Hanya dengan menegakkan kembali institusi Khilafah maka kekuatan kaum muslim yang berserak dapat kembali dihimpun dalam satu kepemimpinan yang kuat. Islam kembali memimpin, dan menjadi mercu suar peradaban dunia.
Kemandirian dan kemerdekaan secara politik, ekonomi, sosial, dan budaya menjadi sebuah keniscayaan yang menghantarkan kaum muslim menjadi umat yang mulia dan maju. Pembebasan kaum muslim dari penderitaan tak berkesudahan seperti yang dialami Palestina, Suriah, Rohingya, Yaman, Uighur, dan seluruh kaum muslim yang tertindas lainnya dilakukan dengan aksi nyata yaitu jihad fii sabilillah.

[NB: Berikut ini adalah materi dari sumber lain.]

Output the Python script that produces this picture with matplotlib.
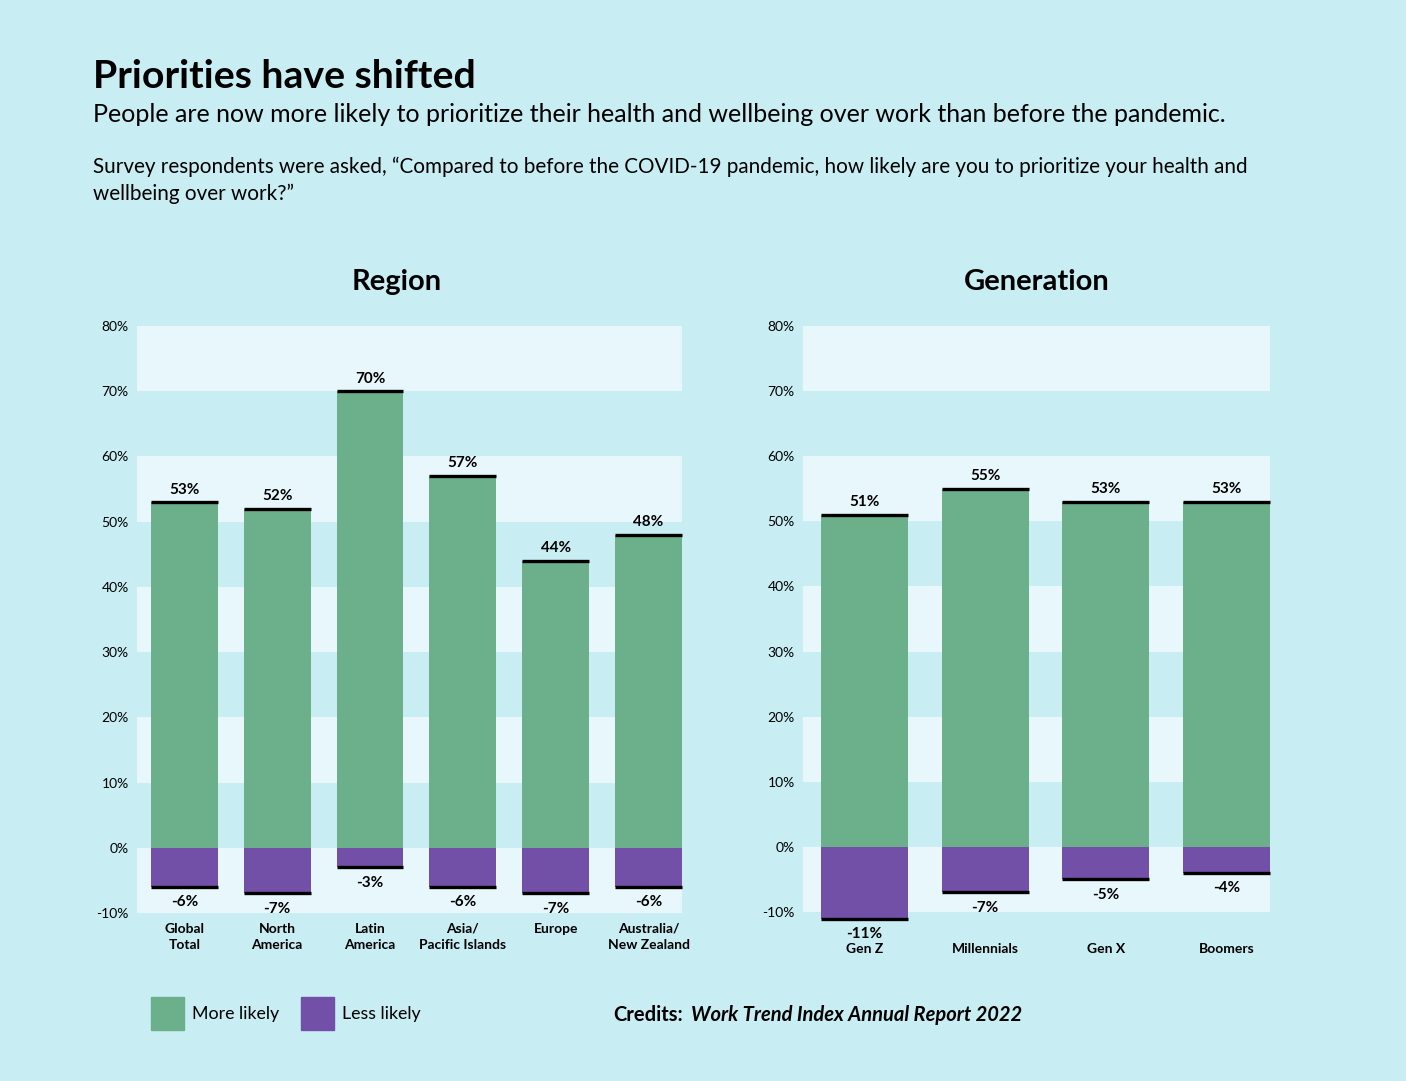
import matplotlib.pyplot as plt
from matplotlib.patches import Rectangle

plt.rcParams["font.family"] = ["Lato", "DejaVu Sans"]

region_labels = ["Global\nTotal", "North\nAmerica", "Latin\nAmerica", "Asia/\nPacific Islands", "Europe", "Australia/\nNew Zealand"]
region_more = [53, 52, 70, 57, 44, 48]
region_less = [-6, -7, -3, -6, -7, -6]

gen_labels = ["Gen Z", "Millennials", "Gen X", "Boomers"]
gen_more = [51, 55, 53, 53]
gen_less = [-11, -7, -5, -4]

y_ticks = list(range(-10, 81, 10))

BG = "#C8EDF3"
BAND = "#E8F7FB"
GREEN = "#6BB08A"
PURPLE = "#7350A8"

W, H = 1406, 1081
fig = plt.figure(figsize=(W / 100, H / 100), dpi=100, facecolor=BG)


def px_axes(x0, y0, x1, y1):
    # pixel box (top-left origin) -> figure axes
    return fig.add_axes([x0 / W, 1 - y1 / H, (x1 - x0) / W, (y1 - y0) / H])


def draw_panel(ax, labels, more, less, title, cx, xpad):
    n = len(labels)
    width = 0.72
    ax.set_facecolor(BG)
    ax.set_xlim(-0.51, n - 1 + 0.36)
    ax.set_ylim(-10, 80)
    # alternating bands
    for lo in range(-10, 80, 10):
        if (lo // 10) % 2 == 1:
            ax.axhspan(lo, lo + 10, color=BAND, zorder=0, lw=0)
    xs = list(range(n))
    ax.bar(xs, more, width=width, color=GREEN, zorder=2, lw=0, clip_on=False)
    ax.bar(xs, less, width=width, color=PURPLE, zorder=2, lw=0, clip_on=False)
    for x, m, l in zip(xs, more, less):
        ax.hlines([m, l], x - width / 2, x + width / 2, colors="black", lw=2.4,
                  zorder=3, clip_on=False)
        ax.annotate(f"{m}%", (x, m), xytext=(0, 4), textcoords="offset points",
                    ha="center", va="bottom", fontsize=11, fontweight="bold",
                    annotation_clip=False)
        ax.annotate(f"{l}%", (x, l), xytext=(0, -6), textcoords="offset points",
                    ha="center", va="top", fontsize=11, fontweight="bold",
                    annotation_clip=False)
    ax.set_yticks(y_ticks)
    ax.set_yticklabels([f"{t}%" for t in y_ticks], fontsize=10)
    ax.tick_params(axis="y", length=0, pad=6)
    ax.set_xticks(xs)
    ax.set_xticklabels(labels, fontsize=10, fontweight="bold", linespacing=1.45)
    ax.tick_params(axis="x", length=0, pad=xpad)
    for s in ax.spines.values():
        s.set_visible(False)
    fig.text(cx / W, 1 - 282 / H, title, ha="center", va="center",
             fontsize=21, fontweight="bold")


ax1 = px_axes(137, 326, 682, 913)
draw_panel(ax1, region_labels, region_more, region_less, "Region", 397, 7)
ax2 = px_axes(803, 326, 1270, 912)
draw_panel(ax2, gen_labels, gen_more, gen_less, "Generation", 1037, 22)

fig.text(93 / W, 1 - 76 / H, "Priorities have shifted", fontsize=28.3, fontweight="bold", va="center")
fig.text(93 / W, 1 - 115 / H,
         "People are now more likely to prioritize their health and wellbeing over work than before the pandemic.",
         fontsize=18, va="center")
fig.text(93 / W, 1 - 180 / H,
         "Survey respondents were asked, \u201cCompared to before the COVID-19 pandemic, how likely are you to prioritize your health and\nwellbeing over work?\u201d",
         fontsize=14.9, va="center", linespacing=1.4)

# legend
for x0, color, label in [(151, GREEN, "More likely"), (301, PURPLE, "Less likely")]:
    fig.patches.append(Rectangle((x0 / W, 1 - 1030 / H), 33 / W, 33 / H,
                                 transform=fig.transFigure, color=color))
    fig.text((x0 + 41) / W, 1 - 1014 / H, label, fontsize=12.8, va="center")

fig.text(613 / W, 1 - 1015 / H, "Credits:", fontsize=14.5, fontweight="bold", va="center")
fig.text(691 / W, 1 - 1015 / H, "Work Trend Index Annual Report 2022", fontsize=14.5,
         fontweight="bold", style="italic", va="center")

fig.savefig("out.png", dpi=100, facecolor=BG)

Racun nasionalisme akan terdetoksifikasi, hilang bersama meleburnya seluruh kaum muslim menjadi satu kekuatan besar di bawah bendera dan panji Rasulullah SAW, liwa dan rayah dan naungan Daulah Khilafah Islamiyah yang menjadikan Alquran dan As Sunah sebagai dasar negara. Dan kembali Islam akan memimpin dunia dan membawa rahmat bagi alam semesta.